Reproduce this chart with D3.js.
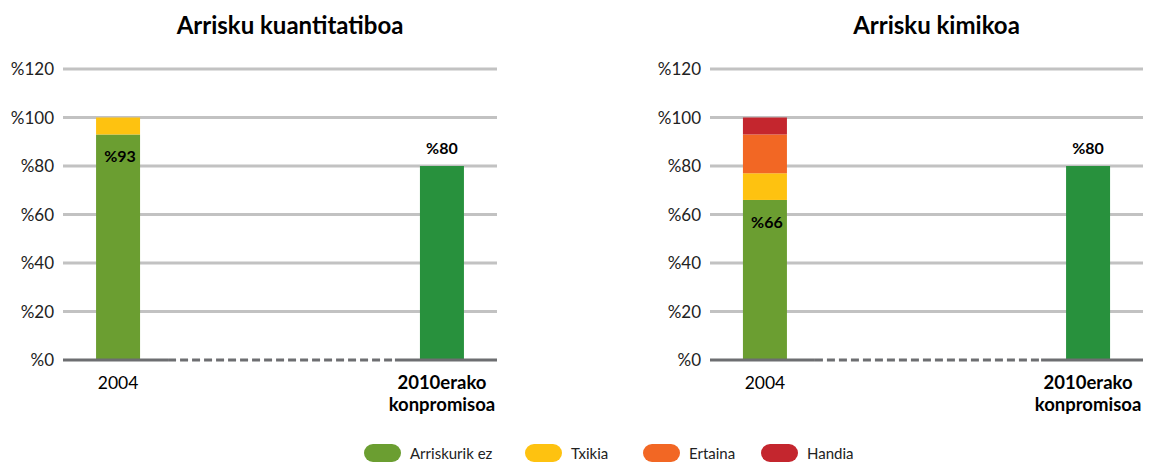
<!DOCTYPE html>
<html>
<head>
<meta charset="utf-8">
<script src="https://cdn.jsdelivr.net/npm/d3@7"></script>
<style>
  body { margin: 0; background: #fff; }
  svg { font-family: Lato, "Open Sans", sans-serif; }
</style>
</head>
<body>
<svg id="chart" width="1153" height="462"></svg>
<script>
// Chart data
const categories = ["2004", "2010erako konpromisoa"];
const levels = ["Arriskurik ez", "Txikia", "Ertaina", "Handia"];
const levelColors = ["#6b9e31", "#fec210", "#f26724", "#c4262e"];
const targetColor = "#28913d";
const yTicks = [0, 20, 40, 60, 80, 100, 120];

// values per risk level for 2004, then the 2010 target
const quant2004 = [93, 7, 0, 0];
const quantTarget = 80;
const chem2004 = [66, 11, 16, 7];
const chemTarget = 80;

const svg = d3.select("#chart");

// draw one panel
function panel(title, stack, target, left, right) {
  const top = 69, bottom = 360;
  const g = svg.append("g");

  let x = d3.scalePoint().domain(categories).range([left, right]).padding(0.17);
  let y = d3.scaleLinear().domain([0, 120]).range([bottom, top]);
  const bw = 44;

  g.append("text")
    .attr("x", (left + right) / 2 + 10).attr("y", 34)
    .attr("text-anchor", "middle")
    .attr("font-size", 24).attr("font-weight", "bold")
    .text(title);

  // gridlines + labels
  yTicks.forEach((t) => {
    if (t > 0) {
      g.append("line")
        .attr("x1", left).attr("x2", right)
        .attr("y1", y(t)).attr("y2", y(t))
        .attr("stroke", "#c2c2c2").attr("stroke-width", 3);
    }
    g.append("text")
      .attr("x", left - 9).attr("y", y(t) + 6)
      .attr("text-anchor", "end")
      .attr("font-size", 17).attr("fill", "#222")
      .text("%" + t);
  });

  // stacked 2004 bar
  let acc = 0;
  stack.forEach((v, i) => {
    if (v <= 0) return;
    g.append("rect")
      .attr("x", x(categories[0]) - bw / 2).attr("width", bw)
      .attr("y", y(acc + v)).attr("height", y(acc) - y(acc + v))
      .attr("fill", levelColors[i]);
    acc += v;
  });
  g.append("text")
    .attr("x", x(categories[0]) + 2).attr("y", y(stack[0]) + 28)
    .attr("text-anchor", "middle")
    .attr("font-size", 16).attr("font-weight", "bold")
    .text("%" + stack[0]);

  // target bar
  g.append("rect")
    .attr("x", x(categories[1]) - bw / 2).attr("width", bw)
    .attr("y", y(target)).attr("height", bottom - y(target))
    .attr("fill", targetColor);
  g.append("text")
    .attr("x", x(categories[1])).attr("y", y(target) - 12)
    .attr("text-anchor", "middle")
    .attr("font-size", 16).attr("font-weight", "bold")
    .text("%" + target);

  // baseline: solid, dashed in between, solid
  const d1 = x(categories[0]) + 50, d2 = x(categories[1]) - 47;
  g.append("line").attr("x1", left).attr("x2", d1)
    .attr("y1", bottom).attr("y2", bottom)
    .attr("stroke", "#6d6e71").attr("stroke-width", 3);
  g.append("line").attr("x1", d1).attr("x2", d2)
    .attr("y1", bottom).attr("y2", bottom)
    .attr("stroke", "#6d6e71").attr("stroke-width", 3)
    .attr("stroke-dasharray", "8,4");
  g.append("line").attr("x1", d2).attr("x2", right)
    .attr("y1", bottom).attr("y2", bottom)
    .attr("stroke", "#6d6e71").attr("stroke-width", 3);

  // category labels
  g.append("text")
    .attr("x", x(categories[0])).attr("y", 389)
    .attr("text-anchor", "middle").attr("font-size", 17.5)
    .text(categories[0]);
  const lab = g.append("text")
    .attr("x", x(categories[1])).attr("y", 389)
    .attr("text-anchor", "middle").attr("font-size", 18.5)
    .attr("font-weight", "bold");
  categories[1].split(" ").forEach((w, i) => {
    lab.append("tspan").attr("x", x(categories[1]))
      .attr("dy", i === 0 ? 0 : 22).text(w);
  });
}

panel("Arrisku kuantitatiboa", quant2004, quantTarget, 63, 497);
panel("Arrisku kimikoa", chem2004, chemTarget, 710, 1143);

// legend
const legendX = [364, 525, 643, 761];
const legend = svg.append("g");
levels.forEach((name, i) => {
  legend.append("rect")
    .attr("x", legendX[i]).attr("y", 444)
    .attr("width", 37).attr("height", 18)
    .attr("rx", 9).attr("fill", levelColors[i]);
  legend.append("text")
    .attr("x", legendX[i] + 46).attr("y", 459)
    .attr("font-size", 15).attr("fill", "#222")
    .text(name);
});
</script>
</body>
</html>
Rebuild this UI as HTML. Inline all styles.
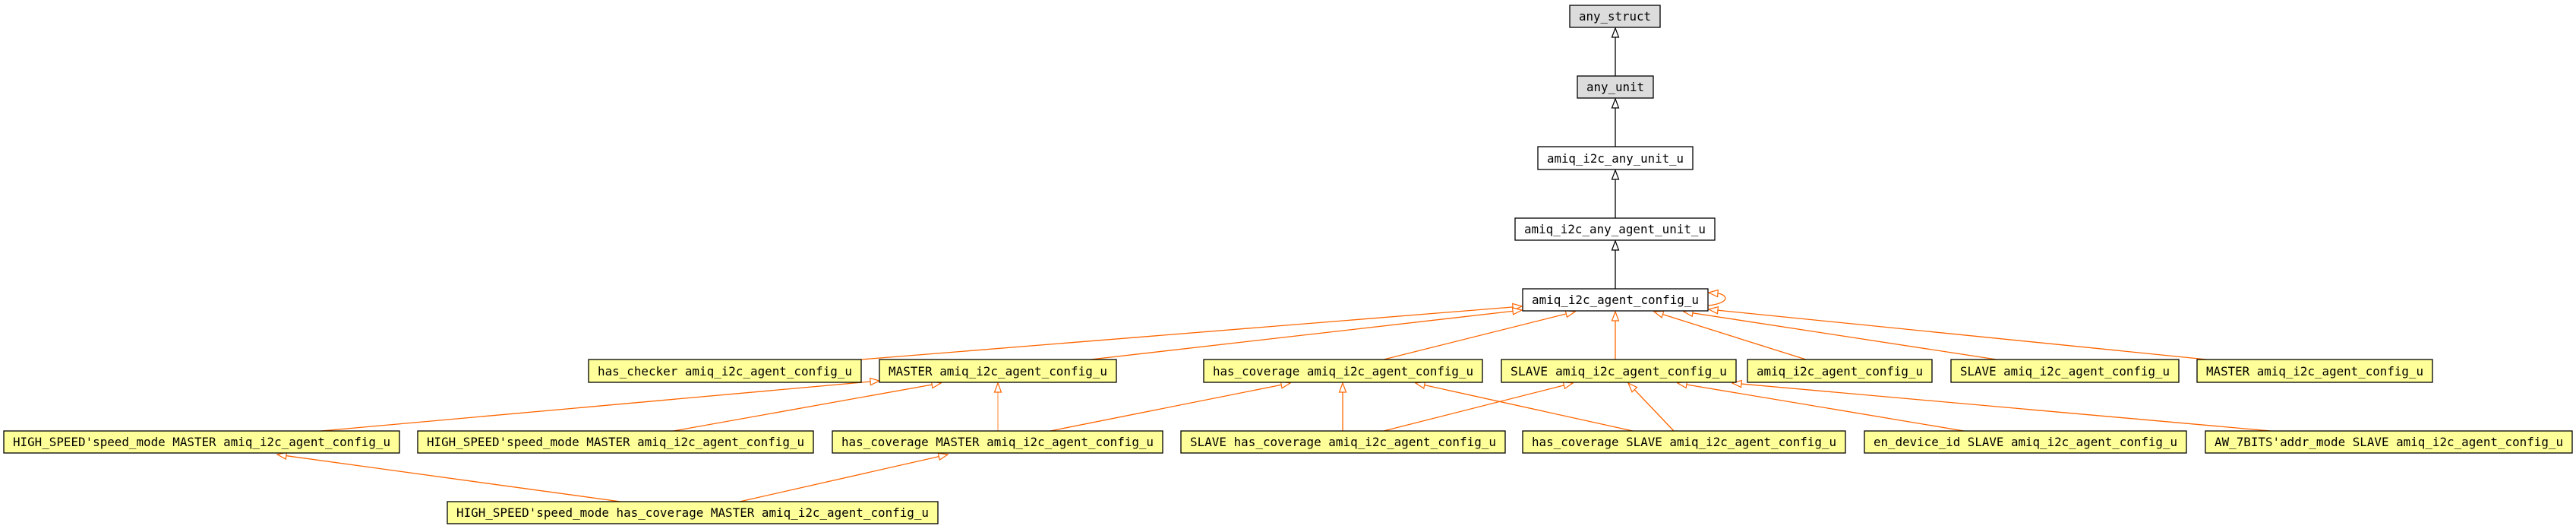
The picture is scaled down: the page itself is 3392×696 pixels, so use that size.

=-=-=

Exercise brief -> Reproduce only the lines from the beginning of the data through the line that contains "const yTicks = [0, 20, 40, 60, 80, 100, 120];", both included, and please drop the pictures.

The response ->
Reproduce this chart with D3.js.
<!DOCTYPE html>
<html>
<head>
<meta charset="utf-8">
<script src="https://cdn.jsdelivr.net/npm/d3@7"></script>
<style>
  body { margin: 0; background: #fff; }
  svg { font-family: Lato, "Open Sans", sans-serif; }
</style>
</head>
<body>
<svg id="chart" width="1153" height="462"></svg>
<script>
// Chart data
const categories = ["2004", "2010erako konpromisoa"];
const levels = ["Arriskurik ez", "Txikia", "Ertaina", "Handia"];
const levelColors = ["#6b9e31", "#fec210", "#f26724", "#c4262e"];
const targetColor = "#28913d";
const yTicks = [0, 20, 40, 60, 80, 100, 120];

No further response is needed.